▼
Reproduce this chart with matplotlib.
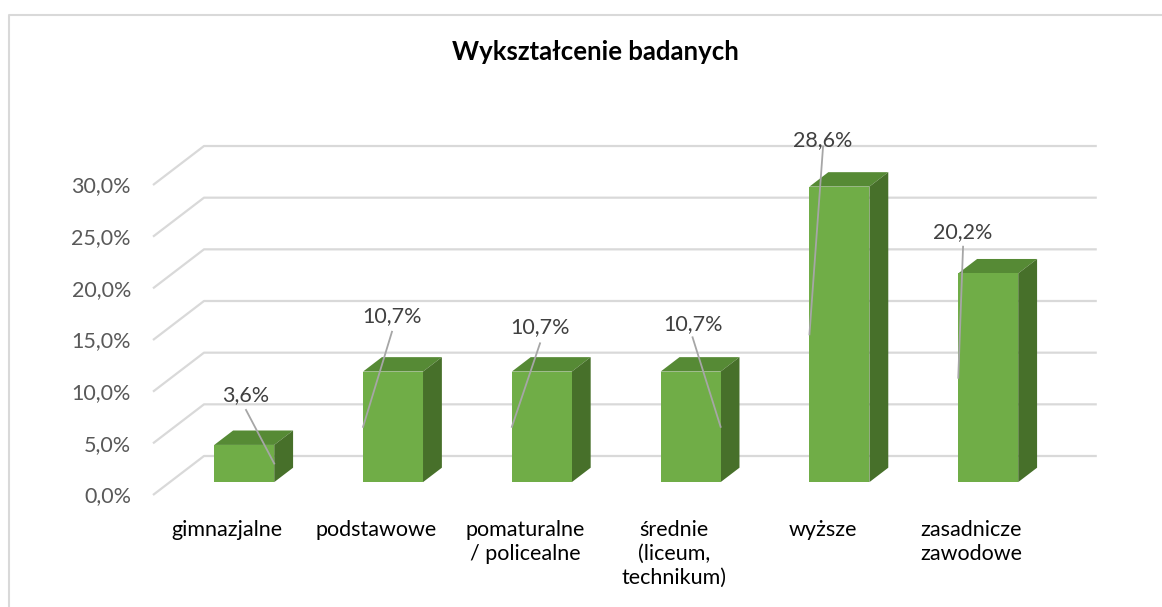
import matplotlib
matplotlib.use("Agg")
import matplotlib.pyplot as plt
from matplotlib.patches import Polygon
from matplotlib.lines import Line2D

# ---------------- data ----------------
title = "Wykształcenie badanych"
categories = ["gimnazjalne", "podstawowe", "pomaturalne\n/ policealne",
              "średnie\n(liceum,\ntechnikum)", "wyższe", "zasadnicze\nzawodowe"]
values = [3.6, 10.7, 10.7, 10.7, 28.6, 20.2]          # percent
value_labels = ["3,6%", "10,7%", "10,7%", "10,7%", "28,6%", "20,2%"]
yticks = [0, 5, 10, 15, 20, 25, 30]
ytick_labels = ["0,0%", "5,0%", "10,0%", "15,0%", "20,0%", "25,0%", "30,0%"]

# ---------------- layout (pixel model of the pseudo-3D chart) ----------------
W, H = 1162, 607
X0, SX = 153.0, 148.8     # front-floor left edge, pixels per category
Y0, SZ = 495.0, 10.333    # front-floor y, pixels per percent
DX, DY = 51.0, 39.0       # full depth vector in pixels
bar_w = 0.403             # in category units
d_front, d_back = 0.33, 0.70

# data-label anchors: (u position, height above bar value), leader side
lab_u = [0.625, 1.606, 2.601, 3.626, 4.503, 5.444]
lab_dz = [6.27, 6.82, 5.75, 6.04, 5.95, 5.45]
lead_gap = [1.64, 1.72, 1.77, 1.48, 0.84, 1.62]
lead_side = [1, -1, -1, 1, -1, -1]

du = DX / SX
dz = DY / SZ

fig = plt.figure(figsize=(W / 100, H / 100), dpi=100)
ax = fig.add_axes([0, 0, 1, 1])
ax.set_xlim((0 - X0) / SX, (W - X0) / SX)
ax.set_ylim((Y0 - H) / SZ, Y0 / SZ)
ax.axis("off")

FONT = "Lato"
FS = 15.5
grid_c = "#D9D9D9"

def P(u, z, d):
    return (u + du * d, z + dz * d)

# gridlines
n = len(categories)
for t in yticks:
    xs = [P(0, t, 0)[0], P(0, t, 1)[0], P(n, t, 1)[0]]
    ys = [P(0, t, 0)[1], P(0, t, 1)[1], P(n, t, 1)[1]]
    ax.plot(xs, ys, color=grid_c, lw=1.6, solid_capstyle="butt", zorder=1)

# y tick labels
for t, lab in zip(yticks, ytick_labels):
    ax.text(-0.148, t - 0.73, lab, ha="right", va="baseline", fontsize=FS,
            color="#595959", family=FONT)

front_c = "#70AD47"
top_c = "#568A35"
side_c = "#47702A"

for i, v in enumerate(values):
    c = i + 0.5
    l, r = c - bar_w / 2, c + bar_w / 2
    # top face
    ax.add_patch(Polygon([P(l, v, d_front), P(r, v, d_front), P(r, v, d_back), P(l, v, d_back)],
                         closed=True, facecolor=top_c, edgecolor="none", zorder=3))
    # side face
    ax.add_patch(Polygon([P(r, 0, d_front), P(r, 0, d_back), P(r, v, d_back), P(r, v, d_front)],
                         closed=True, facecolor=side_c, edgecolor="none", zorder=3))
    # front face
    ax.add_patch(Polygon([P(l, 0, d_front), P(r, 0, d_front), P(r, v, d_front), P(l, v, d_front)],
                         closed=True, facecolor=front_c, edgecolor="none", zorder=4))
    # data label
    lz = v + lab_dz[i]
    ax.text(lab_u[i], lz - 0.76, value_labels[i], ha="center", va="baseline", fontsize=FS,
            color="#404040", family=FONT, zorder=6)
    # leader line
    ex = (r if lead_side[i] > 0 else l)
    end = P(ex, v / 2, d_front)
    ax.plot([lab_u[i], end[0]], [lz - lead_gap[i], end[1]], color="#A6A6A6", lw=1.3, zorder=5)

# category labels
for i, cat in enumerate(categories):
    ax.text(i + 0.5, -2.42, cat, ha="center", va="top", fontsize=FS,
            color="#000000", family=FONT, linespacing=1.25)

# title
fig.text(595 / W, 1 - 60 / H, title, ha="center", va="baseline", fontsize=18.5,
         fontweight="bold", color="#000000", family=FONT)

# chart border (extends past right / bottom edge)
bx, by = 8.5 / W, 1 - 14.5 / H
fig.add_artist(Line2D([bx, bx, 1.01], [-0.01, by, by], transform=fig.transFigure,
                      color="#D9D9D9", lw=1.5))

fig.savefig("out.png", dpi=100, facecolor="white")
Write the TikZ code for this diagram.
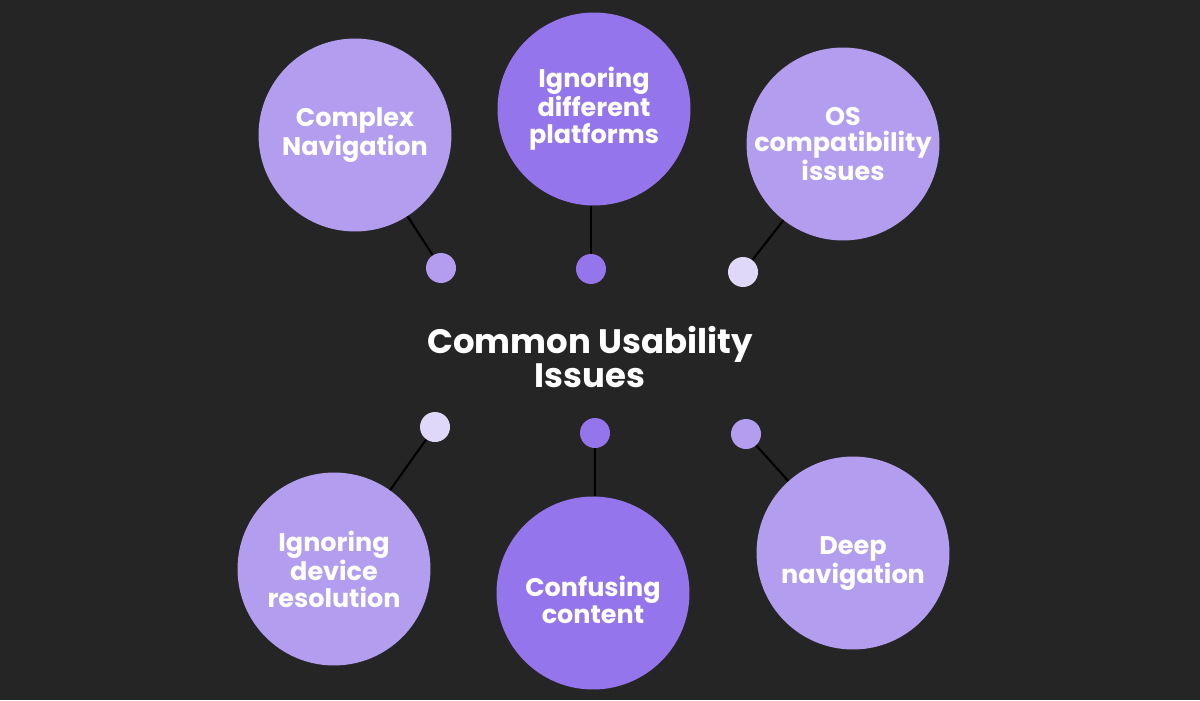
▲
Exercise goal> Make an exact copy of the records shown above, without the pictures.

Worked answer>
Reproduce this chart with matplotlib.
import matplotlib
matplotlib.use("Agg")
import matplotlib.pyplot as plt
from matplotlib.patches import Polygon
from matplotlib.lines import Line2D

# ---------------- data ----------------
title = "Wykształcenie badanych"
categories = ["gimnazjalne", "podstawowe", "pomaturalne\n/ policealne",
              "średnie\n(liceum,\ntechnikum)", "wyższe", "zasadnicze\nzawodowe"]
values = [3.6, 10.7, 10.7, 10.7, 28.6, 20.2]          # percent
value_labels = ["3,6%", "10,7%", "10,7%", "10,7%", "28,6%", "20,2%"]
yticks = [0, 5, 10, 15, 20, 25, 30]
ytick_labels = ["0,0%", "5,0%", "10,0%", "15,0%", "20,0%", "25,0%", "30,0%"]

# ---------------- layout (pixel model of the pseudo-3D chart) ----------------
W, H = 1162, 607
X0, SX = 153.0, 148.8     # front-floor left edge, pixels per category
Y0, SZ = 495.0, 10.333    # front-floor y, pixels per percent
DX, DY = 51.0, 39.0       # full depth vector in pixels
bar_w = 0.403             # in category units
d_front, d_back = 0.33, 0.70

# data-label anchors: (u position, height above bar value), leader side
lab_u = [0.625, 1.606, 2.601, 3.626, 4.503, 5.444]
lab_dz = [6.27, 6.82, 5.75, 6.04, 5.95, 5.45]
lead_gap = [1.64, 1.72, 1.77, 1.48, 0.84, 1.62]
lead_side = [1, -1, -1, 1, -1, -1]

du = DX / SX
dz = DY / SZ

fig = plt.figure(figsize=(W / 100, H / 100), dpi=100)
ax = fig.add_axes([0, 0, 1, 1])
ax.set_xlim((0 - X0) / SX, (W - X0) / SX)
ax.set_ylim((Y0 - H) / SZ, Y0 / SZ)
ax.axis("off")

FONT = "Lato"
FS = 15.5
grid_c = "#D9D9D9"

def P(u, z, d):
    return (u + du * d, z + dz * d)

# gridlines
n = len(categories)
for t in yticks:
    xs = [P(0, t, 0)[0], P(0, t, 1)[0], P(n, t, 1)[0]]
    ys = [P(0, t, 0)[1], P(0, t, 1)[1], P(n, t, 1)[1]]
    ax.plot(xs, ys, color=grid_c, lw=1.6, solid_capstyle="butt", zorder=1)

# y tick labels
for t, lab in zip(yticks, ytick_labels):
    ax.text(-0.148, t - 0.73, lab, ha="right", va="baseline", fontsize=FS,
            color="#595959", family=FONT)

front_c = "#70AD47"
top_c = "#568A35"
side_c = "#47702A"

for i, v in enumerate(values):
    c = i + 0.5
    l, r = c - bar_w / 2, c + bar_w / 2
    # top face
    ax.add_patch(Polygon([P(l, v, d_front), P(r, v, d_front), P(r, v, d_back), P(l, v, d_back)],
                         closed=True, facecolor=top_c, edgecolor="none", zorder=3))
    # side face
    ax.add_patch(Polygon([P(r, 0, d_front), P(r, 0, d_back), P(r, v, d_back), P(r, v, d_front)],
                         closed=True, facecolor=side_c, edgecolor="none", zorder=3))
    # front face
    ax.add_patch(Polygon([P(l, 0, d_front), P(r, 0, d_front), P(r, v, d_front), P(l, v, d_front)],
                         closed=True, facecolor=front_c, edgecolor="none", zorder=4))
    # data label
    lz = v + lab_dz[i]
    ax.text(lab_u[i], lz - 0.76, value_labels[i], ha="center", va="baseline", fontsize=FS,
            color="#404040", family=FONT, zorder=6)
    # leader line
    ex = (r if lead_side[i] > 0 else l)
    end = P(ex, v / 2, d_front)
    ax.plot([lab_u[i], end[0]], [lz - lead_gap[i], end[1]], color="#A6A6A6", lw=1.3, zorder=5)

# category labels
for i, cat in enumerate(categories):
    ax.text(i + 0.5, -2.42, cat, ha="center", va="top", fontsize=FS,
            color="#000000", family=FONT, linespacing=1.25)

# title
fig.text(595 / W, 1 - 60 / H, title, ha="center", va="baseline", fontsize=18.5,
         fontweight="bold", color="#000000", family=FONT)

# chart border (extends past right / bottom edge)
bx, by = 8.5 / W, 1 - 14.5 / H
fig.add_artist(Line2D([bx, bx, 1.01], [-0.01, by, by], transform=fig.transFigure,
                      color="#D9D9D9", lw=1.5))

fig.savefig("out.png", dpi=100, facecolor="white")
Write the TikZ code for this diagram.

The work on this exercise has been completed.